# Looking for Amish furniture



## buckslayerII (Jan 4, 2005)

Does anyone have any experience with people in the northern lower that build furniture? I'm interested in having something made to order, but can't find anything locally.


----------



## jarome477 (Dec 28, 2009)

if clare is not to far theres two stores here . ithink theres one that makes there own right here .if interested pm i will get the info for you


----------



## jpollman (Jan 14, 2001)

jarome477 said:


> if clare is not to far theres two stores here . ithink theres one that makes there own right here .if interested pm i will get the info for you


Why don't you just post a link to their web sites. :lol:

John


----------



## jpollman (Jan 14, 2001)

Actually I just did a google search for "amish furniture michigan" and to my surprise got LOTS of hits. Maybe even the Amish are going high-tech. Who knew?

John


----------



## William H Bonney (Jan 14, 2003)

Just call the customer service desk at Cabela's in Dundee and have the old lady snag one for ya as they're goin' in the door and ask 'em. Those people LOVE that store!! :lol:


----------



## Full Choke (Jan 16, 2003)

Ah the Amish myth...


----------



## davi5982 (Mar 8, 2010)

99% of "amish furniture" is just factory made junk. Same furniture you buy at Walmart.


----------



## Putman Lake Campground (Oct 4, 2010)

buckslayerII said:


> Does anyone have any experience with people in the northern lower that build furniture? I'm interested in having something made to order, but can't find anything locally.


what are you looking for specifically. Different families have different specialties.

There's two families that do furniture in fremont that impress me. one of which is primarily chairs. The other is more like stand alone cabinetry.

In Lakeview area (if I remember right) is one that really impresses me as the best all around furniture builder, specializes in cabins, bedroom furniture and kitchen furniture. There are a few in Marion. 

NOT all Amish are the same. Oh boy... .... Unfortunately just asking is a scarey way of doing things. 

Vermontville has some decent Amish shops and so does Homer area. Becareful though! Use recommendations outside of the Amish community unless you have a personal relationship with the Amish family that is doing the recommending.

And as one individual put it.. More and More Amish furniture may as well be a cheap furniture factory, like what is sold at walmart. The good part is that they are spending their profits in America rather than in hong kong or china, or bangladish, etc etc.


----------



## buckslayerII (Jan 4, 2005)

davi5982 said:


> 99% of "amish furniture" is just factory made junk. Same furniture you buy at Walmart.


I know - that's why I asked........

Thanks for the feedback.
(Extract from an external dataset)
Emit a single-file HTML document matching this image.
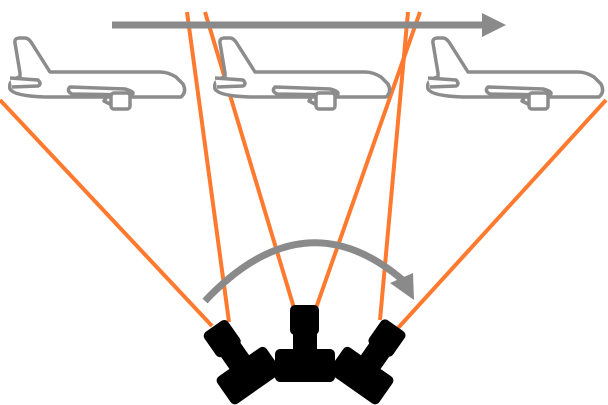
<!DOCTYPE html>
<html><head><style>html,body{margin:0;padding:0;background:#fff}svg{display:block}</style></head>
<body>
<svg width="608" height="405" viewBox="0 0 608 405" xmlns="http://www.w3.org/2000/svg">
<defs>
<g id="plane" fill="#fff" stroke="#8c8c8c" stroke-width="3.5" stroke-linejoin="round">
<path d="M20,73 L15,43 Q14,38 20,38 L25,38 Q28,38 31,42 L50,72 L160,72 Q168,72 176,77 L183,84 Q187,92 181,97 L45,97 Q14,96 10,89 Q8,80 20,77 Z"/>
<path d="M10,78 L38,80 Q42,84 38,86 L12,87"/>
<path d="M70,87 L125,89 Q136,92 132,95 L72,94 Q66,91 70,87 Z"/>
<path d="M106,98 L104,101 L110,104"/>
<rect x="111" y="93" width="19" height="16" rx="3"/>
</g>
<g id="cam" fill="#000">
<rect x="290" y="305" width="29" height="30" rx="5"/>
<rect x="293" y="320" width="24" height="40" rx="3"/>
<rect x="275" y="349" width="60" height="33" rx="5"/>
</g>
</defs>
<g stroke="#ff7a2f" stroke-width="4" stroke-linecap="butt">
<line x1="0" y1="100" x2="212" y2="326"/>
<line x1="187" y1="12" x2="229" y2="322"/>
<line x1="205" y1="12" x2="294" y2="308"/>
<line x1="420" y1="12" x2="316" y2="308"/>
<line x1="408" y1="12" x2="380" y2="320"/>
<line x1="606" y1="100" x2="398" y2="328"/>
</g>
<line x1="112" y1="25" x2="485" y2="25" stroke="#8a8a8a" stroke-width="7"/>
<polygon points="482,13 506,25 482,37" fill="#8a8a8a"/>
<use href="#plane" x="0" y="0"/>
<use href="#plane" x="205" y="0"/>
<use href="#plane" x="418" y="0"/>
<path d="M205,301 Q305,195 405,282" fill="none" stroke="#8a8a8a" stroke-width="7"/>
<polygon points="390,283 414,300 413,273" fill="#8a8a8a"/>
<g transform="translate(-56,10) rotate(-35 305 366)"><use href="#cam"/></g>
<g transform="translate(56,10) rotate(35 305 366)"><use href="#cam"/></g>
<use href="#cam"/>
</svg>
</body></html>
Would like to deal face-to-face with the builder themselves and skip the internet middle-man.

Any good furniture builder recommendation would be great, Amish or not.


----------



## Tigerfly (Feb 2, 2007)

There is a guy on 6 mile or 7 mile in Stanwood that will custom build almost anything you want. I'm not sure of price but he builds it all in his barn. Good looking stuff.


----------



## THEJENNIE1 (Jan 6, 2009)

I have a custom rustic furniture business. You can contact me here via. pm, at [email protected], or on facebook-http://www.facebook.com/#!/pages/A-S-Wood-Works/300483948902.
Thanks.


----------



## GoNorthMore (Jul 17, 2009)

If you make it to Cedar Springs, Bears In The Woods is an Amish furniture dealer, I don't know how much they make themselves and how much they buy from local Amish. Got a lot of great looking stuff in the showroom, not sure if they do custom or if you just need to pick from what they have. I have a coffee table and two end tables 25+ years old, look brand new.


----------



## Putman Lake Campground (Oct 4, 2010)

buckslayerII said:


> Does anyone have any experience with people in the northern lower that build furniture? I'm interested in having something made to order, but can't find anything locally.


Did you look through the list of advertisers here on this forum? Many of us are hear by request as a result of good businesses. 

Likewise if they are an advertiser here the odds are that they are above average in their industry.

Plus, geesh, it helps motivate us to keep sending steve money to help keep this site free.

My self when I get knowledge from here and pass it on to customers, friends and the like, I ask them to return the favor by signing up and using a portion of their savings to pay for "supporting Member" fees.


----------



## Putman Lake Campground (Oct 4, 2010)

THEJENNIE1 said:


> I have a custom rustic furniture business. You can contact me here via. pm, at [email protected], or on facebook-http://www.facebook.com/#!/pages/A-S-Wood-Works/300483948902.
> Thanks.


I'd go for yours over the average Amish furniture most any time.

You might consider contacting Steve (user name) the administrator and becoming an advertiser here, if you haven't already. It's very cost effective.


----------



## Alfred8100 (Jan 30, 2012)

I have no experience to buy furniture from there.Quality is most important thing in buying furniture.Well,i sure will must be visited there in future for furniture from there.


----------



## Curt (Jan 5, 2011)

Back in the mid 1990's my wife and I purchased a dining room table with chairs from Dover Road Woodworking near Claire. There was a sign on old 27 near the I-75 exit not far from Jay's. I think the guy's name is Erwin Byers. I don't know if he is still in business. We were very pleased with the craftsmanship. This stuff is rock solid!


----------